Work instructions >> Quote the listing below in full and exactly as written, but omit every picture.

Source data >>
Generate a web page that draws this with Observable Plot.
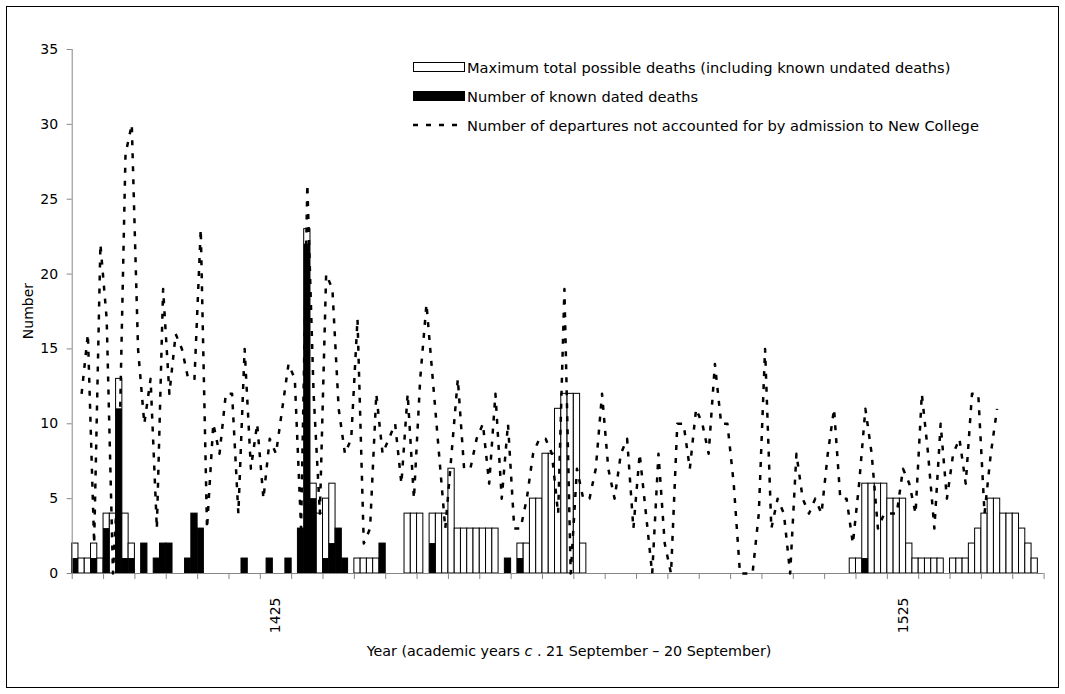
<!DOCTYPE html>
<html>
<head>
<meta charset="utf-8">
<script src="https://cdn.jsdelivr.net/npm/d3@7"></script>
<script src="https://cdn.jsdelivr.net/npm/@observablehq/plot@0.6"></script>
<style>
  body { margin: 0; background: white; }
  #wrap { position: relative; width: 1065px; height: 694px; font-family: "DejaVu Sans", sans-serif; font-size: 14px; color: #000; }
  #wrap svg { position: absolute; left: 0; top: 0; }
  .abs { position: absolute; white-space: nowrap; }
  .row { position: absolute; left: 413px; height: 20px; display: flex; align-items: center; font-size: 14.6px; }
  .sw { width: 52px; height: 10px; box-sizing: border-box; margin-right: 2px; }
</style>
</head>
<body>
<div id="wrap">
  <div class="row" style="top:57px"><div class="sw" style="background:#fff;border:1px solid #000"></div><span>Maximum total possible deaths (including known undated deaths)</span></div>
  <div class="row" style="top:86px"><div class="sw" style="background:#000"></div><span>Number of known dated deaths</span></div>
  <div class="row" style="top:115px"><svg width="54" height="6" style="position:static;margin-right:0"><line x1="0" y1="3" x2="52" y2="3" stroke="#000" stroke-width="2.5" stroke-dasharray="5,8"/></svg><span>Number of departures not accounted for by admission to New College</span></div>
  <div class="abs" style="left:569px;top:643px;transform:translateX(-50%);font-size:14.3px">Year (academic years <i>c</i> . 21 September &#8211; 20 September)</div>
  <div class="abs" style="left:28px;top:311px;transform:translate(-50%,-50%) rotate(-90deg)">Number</div>
  <div class="abs" style="left:6px;top:6px;width:1051px;height:680px;border:1px solid #000"></div>
</div>
<script>
// Academic years (category axis)
const years = d3.range(1393, 1548);
const labelYears = [1425, 1525];
const yTicks = [0, 5, 10, 15, 20, 25, 30, 35];

// Maximum total possible deaths (including known undated deaths)
const maxDeaths = [
  2,1,1,2,1,4,4,13,4,2,
  0,2,0,1,2,2,0,0,1,4,
  3,0,0,0,0,0,0,1,0,0,
  0,1,0,0,1,0,3,23,6,4,
  5,6,3,1,0,1,1,1,1,2,
  0,0,0,4,4,4,0,4,4,4,
  7,3,3,3,3,3,3,3,0,1,
  0,2,2,5,5,8,8,11,12,12,
  12,2,0,0,0,0,0,0,0,0,
  0,0,0,0,0,0,0,0,0,0,
  0,0,0,0,0,0,0,0,0,0,
  0,0,0,0,0,0,0,0,0,0,
  0,0,0,0,1,1,6,6,6,6,
  5,5,5,2,1,1,1,1,1,0,
  1,1,1,2,3,4,5,5,4,4,
  4,3,2,1,0
];

// Number of known dated deaths
const knownDeaths = [
  1,0,0,1,0,3,0,11,1,1,
  0,2,0,1,2,2,0,0,1,4,
  3,0,0,0,0,0,0,1,0,0,
  0,1,0,0,1,0,3,22,5,0,
  1,2,3,1,0,0,0,0,0,2,
  0,0,0,0,0,0,0,2,0,0,
  0,0,0,0,0,0,0,0,0,1,
  0,1,0,0,0,0,0,0,0,0,
  0,0,0,0,0,0,0,0,0,0,
  0,0,0,0,0,0,0,0,0,0,
  0,0,0,0,0,0,0,0,0,0,
  0,0,0,0,0,0,0,0,0,0,
  0,0,0,0,0,0,1,0,0,0,
  0,0,0,0,0,0,0,0,0,0,
  0,0,0,0,0,0,0,0,0,0,
  0,0,0,0,0
];

// Number of departures not accounted for by admission to New College
const departures = [
  null,12,16,2,22,17,0,8,28,30,
  15,10,13,3,19,12,16,15,13,13,
  23,3,10,8,12,12,4,15,7,10,
  5,9,8,11,14,13,3,26,12,4,
  20,19,11,8,9,17,2,3,12,8,
  9,10,6,12,5,13,18,13,8,3,
  8,13,7,7,9,10,6,12,5,10,
  3,3,5,8,9,9,8,4,19,0,
  7,5,5,7,12,7,5,8,9,3,
  8,4,0,8,2,0,10,10,7,11,
  10,8,14,10,10,6,0,0,0,4,
  15,3,5,4,0,8,5,4,5,4,
  8,11,5,5,2,6,11,8,3,4,
  4,4,7,6,4,12,8,3,10,5,
  8,9,6,12,12,4,8,11,null,null,
  null,null,null,null,null
];

const data = years.map((year, i) => ({year, max: maxDeaths[i], known: knownDeaths[i], dep: departures[i]}));
const x0 = years[0] - 0.5, x1 = years[years.length - 1] + 0.5;
const boundaryTicks = d3.range(0, years.length + 1, 5).map(i => x0 + i);
const axisGray = "#868686";

const chart = Plot.plot({
  width: 1065,
  height: 694,
  marginLeft: 71.7,
  marginRight: 21.4,
  marginTop: 49,
  marginBottom: 121,
  x: {domain: [x0, x1], axis: null},
  y: {domain: [0, 35], axis: null},
  style: {fontFamily: "DejaVu Sans, sans-serif", fontSize: "14px", color: "#000", background: "transparent", overflow: "visible"},
  marks: [
    Plot.rect(data.filter(d => d.max > 0), {x1: d => d.year - 0.5, x2: d => d.year + 0.5, y1: d => 0, y2: "max", fill: "white", stroke: "black", strokeWidth: 1}),
    Plot.rect(data.filter(d => d.known > 0), {x1: d => d.year - 0.5, x2: d => d.year + 0.5, y1: d => 0, y2: "known", fill: "black"}),
    Plot.ruleY([0], {stroke: axisGray}),
    Plot.ruleX([x0], {stroke: axisGray}),
    Plot.axisY({ticks: yTicks, tickSize: 5, tickPadding: 9, stroke: axisGray, fill: "#000", label: null}),
    Plot.axisX({ticks: boundaryTicks, tickSize: 6, tickFormat: () => "", stroke: axisGray, label: null}),
    Plot.axisX({ticks: labelYears, tickSize: 0, tickRotate: -90, tickPadding: 24, tickFormat: d => String(d), fill: "#000", label: null}),
    Plot.line(data.filter(d => d.dep != null), {x: "year", y: "dep", stroke: "black", strokeWidth: 2.5, strokeDasharray: "5,8", strokeLinecap: "butt"})
  ]
});
document.getElementById("wrap").prepend(chart);
</script>
</body>
</html>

Exercise result >>
Generate a web page that draws this with Observable Plot.
<!DOCTYPE html>
<html>
<head>
<meta charset="utf-8">
<script src="https://cdn.jsdelivr.net/npm/d3@7"></script>
<script src="https://cdn.jsdelivr.net/npm/@observablehq/plot@0.6"></script>
<style>
  body { margin: 0; background: white; }
  #wrap { position: relative; width: 1065px; height: 694px; font-family: "DejaVu Sans", sans-serif; font-size: 14px; color: #000; }
  #wrap svg { position: absolute; left: 0; top: 0; }
  .abs { position: absolute; white-space: nowrap; }
  .row { position: absolute; left: 413px; height: 20px; display: flex; align-items: center; font-size: 14.6px; }
  .sw { width: 52px; height: 10px; box-sizing: border-box; margin-right: 2px; }
</style>
</head>
<body>
<div id="wrap">
  <div class="row" style="top:57px"><div class="sw" style="background:#fff;border:1px solid #000"></div><span>Maximum total possible deaths (including known undated deaths)</span></div>
  <div class="row" style="top:86px"><div class="sw" style="background:#000"></div><span>Number of known dated deaths</span></div>
  <div class="row" style="top:115px"><svg width="54" height="6" style="position:static;margin-right:0"><line x1="0" y1="3" x2="52" y2="3" stroke="#000" stroke-width="2.5" stroke-dasharray="5,8"/></svg><span>Number of departures not accounted for by admission to New College</span></div>
  <div class="abs" style="left:569px;top:643px;transform:translateX(-50%);font-size:14.3px">Year (academic years <i>c</i> . 21 September &#8211; 20 September)</div>
  <div class="abs" style="left:28px;top:311px;transform:translate(-50%,-50%) rotate(-90deg)">Number</div>
  <div class="abs" style="left:6px;top:6px;width:1051px;height:680px;border:1px solid #000"></div>
</div>
<script>
// Academic years (category axis)
const years = d3.range(1393, 1548);
const labelYears = [1425, 1525];
const yTicks = [0, 5, 10, 15, 20, 25, 30, 35];

// Maximum total possible deaths (including known undated deaths)
const maxDeaths = [
  2,1,1,2,1,4,4,13,4,2,
  0,2,0,1,2,2,0,0,1,4,
  3,0,0,0,0,0,0,1,0,0,
  0,1,0,0,1,0,3,23,6,4,
  5,6,3,1,0,1,1,1,1,2,
  0,0,0,4,4,4,0,4,4,4,
  7,3,3,3,3,3,3,3,0,1,
  0,2,2,5,5,8,8,11,12,12,
  12,2,0,0,0,0,0,0,0,0,
  0,0,0,0,0,0,0,0,0,0,
  0,0,0,0,0,0,0,0,0,0,
  0,0,0,0,0,0,0,0,0,0,
  0,0,0,0,1,1,6,6,6,6,
  5,5,5,2,1,1,1,1,1,0,
  1,1,1,2,3,4,5,5,4,4,
  4,3,2,1,0
];

// Number of known dated deaths
const knownDeaths = [
  1,0,0,1,0,3,0,11,1,1,
  0,2,0,1,2,2,0,0,1,4,
  3,0,0,0,0,0,0,1,0,0,
  0,1,0,0,1,0,3,22,5,0,
  1,2,3,1,0,0,0,0,0,2,
  0,0,0,0,0,0,0,2,0,0,
  0,0,0,0,0,0,0,0,0,1,
  0,1,0,0,0,0,0,0,0,0,
  0,0,0,0,0,0,0,0,0,0,
  0,0,0,0,0,0,0,0,0,0,
  0,0,0,0,0,0,0,0,0,0,
  0,0,0,0,0,0,0,0,0,0,
  0,0,0,0,0,0,1,0,0,0,
  0,0,0,0,0,0,0,0,0,0,
  0,0,0,0,0,0,0,0,0,0,
  0,0,0,0,0
];

// Number of departures not accounted for by admission to New College
const departures = [
  null,12,16,2,22,17,0,8,28,30,
  15,10,13,3,19,12,16,15,13,13,
  23,3,10,8,12,12,4,15,7,10,
  5,9,8,11,14,13,3,26,12,4,
  20,19,11,8,9,17,2,3,12,8,
  9,10,6,12,5,13,18,13,8,3,
  8,13,7,7,9,10,6,12,5,10,
  3,3,5,8,9,9,8,4,19,0,
  7,5,5,7,12,7,5,8,9,3,
  8,4,0,8,2,0,10,10,7,11,
  10,8,14,10,10,6,0,0,0,4,
  15,3,5,4,0,8,5,4,5,4,
  8,11,5,5,2,6,11,8,3,4,
  4,4,7,6,4,12,8,3,10,5,
  8,9,6,12,12,4,8,11,null,null,
  null,null,null,null,null
];

const data = years.map((year, i) => ({year, max: maxDeaths[i], known: knownDeaths[i], dep: departures[i]}));
const x0 = years[0] - 0.5, x1 = years[years.length - 1] + 0.5;
const boundaryTicks = d3.range(0, years.length + 1, 5).map(i => x0 + i);
const axisGray = "#868686";

const chart = Plot.plot({
  width: 1065,
  height: 694,
  marginLeft: 71.7,
  marginRight: 21.4,
  marginTop: 49,
  marginBottom: 121,
  x: {domain: [x0, x1], axis: null},
  y: {domain: [0, 35], axis: null},
  style: {fontFamily: "DejaVu Sans, sans-serif", fontSize: "14px", color: "#000", background: "transparent", overflow: "visible"},
  marks: [
    Plot.rect(data.filter(d => d.max > 0), {x1: d => d.year - 0.5, x2: d => d.year + 0.5, y1: d => 0, y2: "max", fill: "white", stroke: "black", strokeWidth: 1}),
    Plot.rect(data.filter(d => d.known > 0), {x1: d => d.year - 0.5, x2: d => d.year + 0.5, y1: d => 0, y2: "known", fill: "black"}),
    Plot.ruleY([0], {stroke: axisGray}),
    Plot.ruleX([x0], {stroke: axisGray}),
    Plot.axisY({ticks: yTicks, tickSize: 5, tickPadding: 9, stroke: axisGray, fill: "#000", label: null}),
    Plot.axisX({ticks: boundaryTicks, tickSize: 6, tickFormat: () => "", stroke: axisGray, label: null}),
    Plot.axisX({ticks: labelYears, tickSize: 0, tickRotate: -90, tickPadding: 24, tickFormat: d => String(d), fill: "#000", label: null}),
    Plot.line(data.filter(d => d.dep != null), {x: "year", y: "dep", stroke: "black", strokeWidth: 2.5, strokeDasharray: "5,8", strokeLinecap: "butt"})
  ]
});
document.getElementById("wrap").prepend(chart);
</script>
</body>
</html>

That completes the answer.